Jones, E. D., Barnette, J. J., & Callahan, C. M. (1983, April). Out-of-level testing for special education students with mild learning handicaps . Annual meeting of the American Educational Research Association (AERA), Montreal, Quebec (Canada). https://eric.ed.gov/?id=ED228328

Presentation

Jones, E. D., Barnette, J. J., & Callahan, C. M. (1983, April). Out-of-level testing for special education students with mild learning handicaps. Annual meeting of the American Educational Research Association (AERA), Montreal, Quebec (Canada). https://eric.ed.gov/?id=ED228328

Notes

Downloadable from ERIC database: https://files.eric.ed.gov/fulltext/ED228328.pdf PDF

Tags

Elementary; Emotional/Behavioral disability; Intellectual disabilities; Learning disabilities; Middle school; Out-of-level testing; Reading

URL

https://eric.ed.gov/?id=ED228328

Summary

Accommodation

Special education students took three tests; an in-level test, a test level that was one-level below and another test that was two levels below. The order was counterbalanced with 10 days between administrations.

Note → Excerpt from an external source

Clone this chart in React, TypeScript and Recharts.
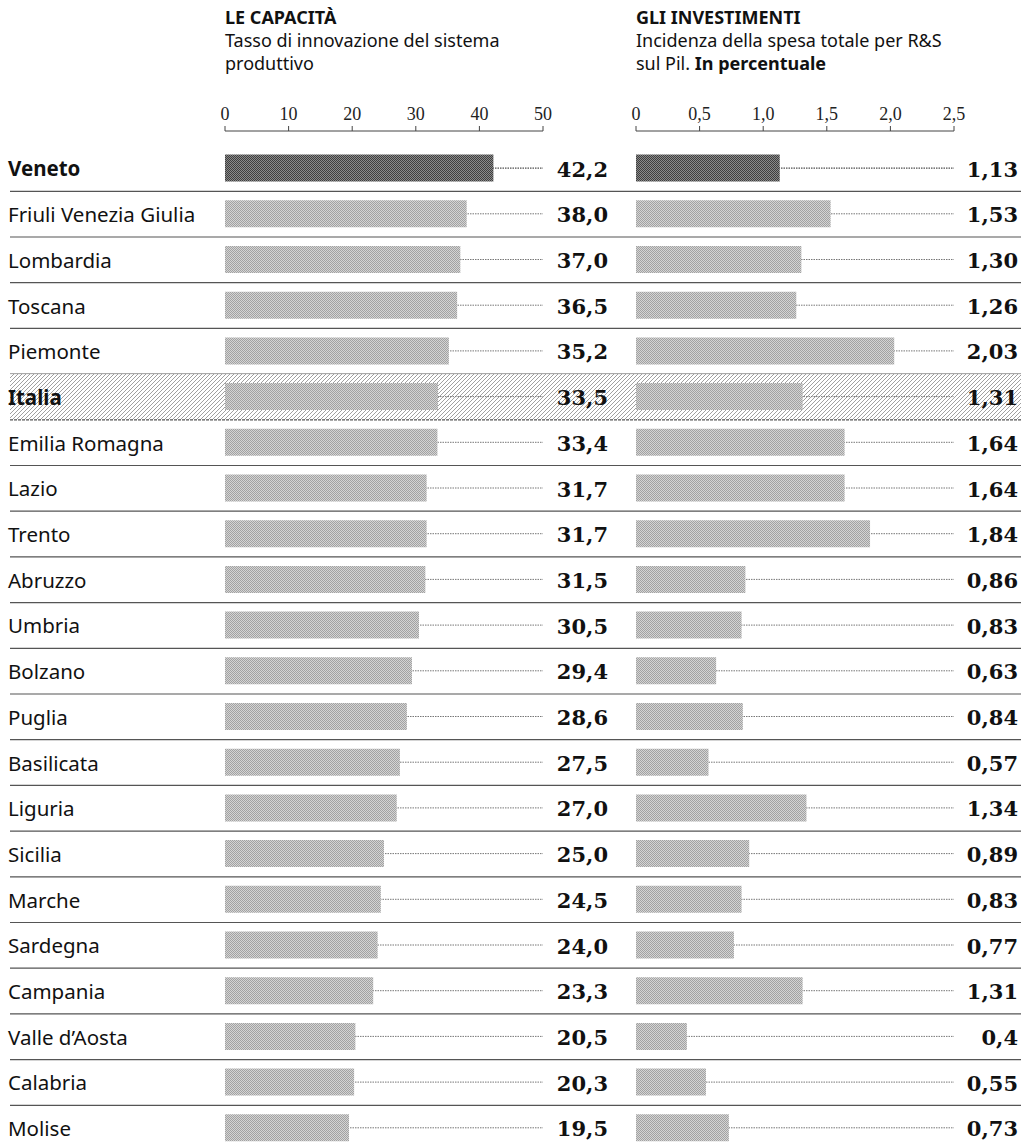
import { Bar, BarChart, Cell, LabelList, XAxis, YAxis } from "recharts";

const regions = [
  "Veneto",
  "Friuli Venezia Giulia",
  "Lombardia",
  "Toscana",
  "Piemonte",
  "Italia",
  "Emilia Romagna",
  "Lazio",
  "Trento",
  "Abruzzo",
  "Umbria",
  "Bolzano",
  "Puglia",
  "Basilicata",
  "Liguria",
  "Sicilia",
  "Marche",
  "Sardegna",
  "Campania",
  "Valle d’Aosta",
  "Calabria",
  "Molise",
];

// Tasso di innovazione del sistema produttivo
const capacita = [
  42.2, 38.0, 37.0, 36.5, 35.2, 33.5, 33.4, 31.7, 31.7, 31.5, 30.5, 29.4, 28.6,
  27.5, 27.0, 25.0, 24.5, 24.0, 23.3, 20.5, 20.3, 19.5,
];

// Spesa R&S sul Pil, in %
const investimenti = [
  1.13, 1.53, 1.3, 1.26, 2.03, 1.31, 1.64, 1.64, 1.84, 0.86, 0.83, 0.63, 0.84,
  0.57, 1.34, 0.89, 0.83, 0.77, 1.31, 0.4, 0.55, 0.73,
];
const investimentiLabels = [
  "1,13", "1,53", "1,30", "1,26", "2,03", "1,31", "1,64", "1,64", "1,84",
  "0,86", "0,83", "0,63", "0,84", "0,57", "1,34", "0,89", "0,83", "0,77",
  "1,31", "0,4", "0,55", "0,73",
];

const capTicks = [0, 10, 20, 30, 40, 50];
const invTicks = [0, 0.5, 1, 1.5, 2, 2.5];

const HIGHLIGHT = "Veneto";
const AVERAGE = "Italia";

const SANS = '"Noto Sans", sans-serif';
const SERIF = '"DejaVu Serif", serif';
const TICK_SERIF = '"Liberation Serif", serif';

// layout
const W = 1021;
const H = 1148;
const ROW_H = 45.7;
const PLOT_TOP = 131;
const AXIS_H = 30;
const PAD_TOP = 14.6;
const CHART_H = Math.round(PLOT_TOP + PAD_TOP + ROW_H * regions.length);

const rows = regions.map((region, i) => ({
  region,
  cap: capacita[i],
  inv: investimenti[i],
  capLabel: capacita[i].toFixed(1).replace(".", ","),
  invLabel: investimentiLabels[i],
}));

// row label + separator + hatch for the national average, drawn in the bottom layer
function RegionTick(props: any) {
  const { y, payload, index } = props;
  const name = payload.value;
  const bold = name === HIGHLIGHT || name === AVERAGE;
  const top = y - ROW_H / 2;
  const bottom = y + ROW_H / 2;
  return (
    <g>
      {name === AVERAGE && (
        <rect x={10} y={top} width={W - 10} height={ROW_H} fill="url(#italiaHatch)" />
      )}
      {index < regions.length - 1 && (
        <line
          x1={10}
          x2={W}
          y1={bottom}
          y2={bottom}
          stroke="#555"
          strokeWidth={1.2}
          strokeDasharray={name === AVERAGE ? "3 1" : undefined}
        />
      )}
      <text
        x={8}
        y={y}
        dominantBaseline="central"
        fontFamily={SANS}
        fontSize={20.5}
        fontWeight={bold ? 700 : 400}
        fill="#111"
      >
        {name}
      </text>
    </g>
  );
}

const leader = (props: any) => {
  const { x, y, width, height, index } = props;
  const name = props.payload?.region ?? regions[index];
  const cy = y + height / 2;
  return (
    <line
      x1={x}
      x2={x + width}
      y1={cy}
      y2={cy}
      stroke={name === HIGHLIGHT ? "#222" : "#777"}
      strokeWidth={1}
      strokeDasharray="1.5 1"
    />
  );
};

const valueLabel = (xPos: number) => (props: any) => {
  const { y, height, value } = props;
  return (
    <text
      x={xPos}
      y={Number(y) + Number(height) / 2 + 1}
      textAnchor="end"
      dominantBaseline="central"
      fontFamily={SERIF}
      fontWeight={700}
      fontSize={21}
      fill="#111"
    >
      {value}
    </text>
  );
};

const barFill = (name: string, id: string) =>
  name === HIGHLIGHT ? `url(#dark${id})` : `url(#light${id})`;

function Patterns({ id }: { id: string }) {
  return (
    <defs>
      <pattern id={`dark${id}`} width={2} height={2} patternUnits="userSpaceOnUse">
        <rect width={2} height={2} fill="#8a8a8a" />
        <rect x={0} y={0} width={1} height={1} fill="#3e3e3e" />
        <rect x={1} y={1} width={1} height={1} fill="#3e3e3e" />
      </pattern>
      <pattern id={`light${id}`} width={2} height={2} patternUnits="userSpaceOnUse">
        <rect width={2} height={2} fill="#d4d4d4" />
        <rect x={0} y={0} width={1} height={1} fill="#a2a2a2" />
        <rect x={1} y={1} width={1} height={1} fill="#a2a2a2" />
      </pattern>
    </defs>
  );
}

const axisStyle = {
  tick: { fill: "#222", fontSize: 18, fontFamily: TICK_SERIF },
  tickLine: { stroke: "#444" },
  axisLine: { stroke: "#444" },
};

const headStyle: React.CSSProperties = {
  position: "absolute",
  top: 6,
  fontFamily: SANS,
  fontSize: 18,
  lineHeight: "23px",
  color: "#111",
};

const layer: React.CSSProperties = { position: "absolute", left: 0, top: 0 };

export default function App() {
  return (
    <div
      style={{
        position: "absolute",
        left: 0,
        top: 0,
        width: W,
        height: H,
        background: "#fff",
        overflow: "hidden",
      }}
    >
      <div style={{ ...headStyle, left: 225 }}>
        <div style={{ fontWeight: 700 }}>LE CAPACITÀ</div>
        <div>Tasso di innovazione del sistema</div>
        <div>produttivo</div>
      </div>
      <div style={{ ...headStyle, left: 636 }}>
        <div style={{ fontWeight: 700 }}>GLI INVESTIMENTI</div>
        <div>Incidenza della spesa totale per R&amp;S</div>
        <div>
          sul Pil. <b>In percentuale</b>
        </div>
      </div>

      {/* bottom layer: region labels, row rules, hatched average row */}
      <div style={layer}>
        <BarChart
          width={W}
          height={CHART_H}
          data={rows}
          layout="vertical"
          margin={{ top: PLOT_TOP, right: W - 543, bottom: 0, left: 0 }}
        >
          <defs>
            <pattern id="italiaHatch" width={4} height={4} patternUnits="userSpaceOnUse">
              <rect width={4} height={4} fill="#fff" />
              <path d="M-1,1 l2,-2 M0,4 l4,-4 M3,5 l2,-2" stroke="#a0a0a0" strokeWidth={1} />
            </pattern>
          </defs>
          <YAxis
            type="category"
            dataKey="region"
            width={225}
            axisLine={false}
            tickLine={false}
            padding={{ top: PAD_TOP, bottom: 0 }}
            tick={<RegionTick />}
            interval={0}
          />
          <XAxis type="number" domain={[0, 50]} hide />
          <Bar dataKey="cap" fill="transparent" isAnimationActive={false} />
        </BarChart>
      </div>

      {/* left panel bars */}
      <div style={layer}>
        <BarChart
          width={W}
          height={CHART_H}
          data={rows}
          layout="vertical"
          margin={{ top: PLOT_TOP - AXIS_H, right: W - 543, bottom: 0, left: 225 }}
        >
          <Patterns id="L" />
          <YAxis
            type="category"
            dataKey="region"
            hide
            padding={{ top: PAD_TOP, bottom: 0 }}
          />
          <XAxis
            type="number"
            orientation="top"
            domain={[0, 50]}
            ticks={capTicks}
            height={AXIS_H}
            tickSize={5}
            tickMargin={6}
            {...axisStyle}
          />
          <Bar dataKey="cap" barSize={27} isAnimationActive={false} background={leader}>
            {rows.map((r) => (
              <Cell key={r.region} fill={barFill(r.region, "L")} />
            ))}
            <LabelList dataKey="capLabel" content={valueLabel(608)} />
          </Bar>
        </BarChart>
      </div>

      {/* right panel bars */}
      <div style={layer}>
        <BarChart
          width={W}
          height={CHART_H}
          data={rows}
          layout="vertical"
          margin={{ top: PLOT_TOP - AXIS_H, right: W - 954, bottom: 0, left: 636 }}
        >
          <Patterns id="R" />
          <YAxis
            type="category"
            dataKey="region"
            hide
            padding={{ top: PAD_TOP, bottom: 0 }}
          />
          <XAxis
            type="number"
            orientation="top"
            domain={[0, 2.5]}
            ticks={invTicks}
            height={AXIS_H}
            tickSize={5}
            tickMargin={6}
            tickFormatter={(v: number) => (v === 0 ? "0" : v.toFixed(1).replace(".", ","))}
            {...axisStyle}
          />
          <Bar dataKey="inv" barSize={27} isAnimationActive={false} background={leader}>
            {rows.map((r) => (
              <Cell key={r.region} fill={barFill(r.region, "R")} />
            ))}
            <LabelList dataKey="invLabel" content={valueLabel(1018)} />
          </Bar>
        </BarChart>
      </div>
    </div>
  );
}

The authors explore the comparability of scaled scores across levels, guessing and accuracy of teacher vs. locator test assignment to test levels.

Participants

58 fifth and sixth grade special education students (91.3% had learning disabilities, 1.8% were EMR and 6.9% had emotional disabilities) from 11 rural and suburban elementary and middle schools. Selection criteria was the students received both regular and special instruction in reading and achievement was estimated to be below the 20th percentile. All participants were males. 74.1% were Caucasian and 25.9% were African Americans.

Dependent Variable

Reading subtest of California Achievement Test (CAT). The CAT was chosen because publishers recommend that students may be tested more as far as two levels out. The authors felt that this additional flexibility may be important in applications to special education populations where achievement would be expected to be lower than in Title I populations (who have been the primary participants in out-of-level testing research).

Findings

Statistically significant decline on vertical scale scores. (ANOVA). With a follow up Scheffe test only significant differences between means for in-level and two levels below (they interpret this to mean that the floor effect did not begin to disappear until two levels out). Reliability: The proportions of raw scores below the chance-level were significantly lower for the OOLT for fifth graders but not sixth graders. Guessing: K sample Binomial test for equal proportions revealed statistically significant decreases in proportions of guessed items for the out-of-level test.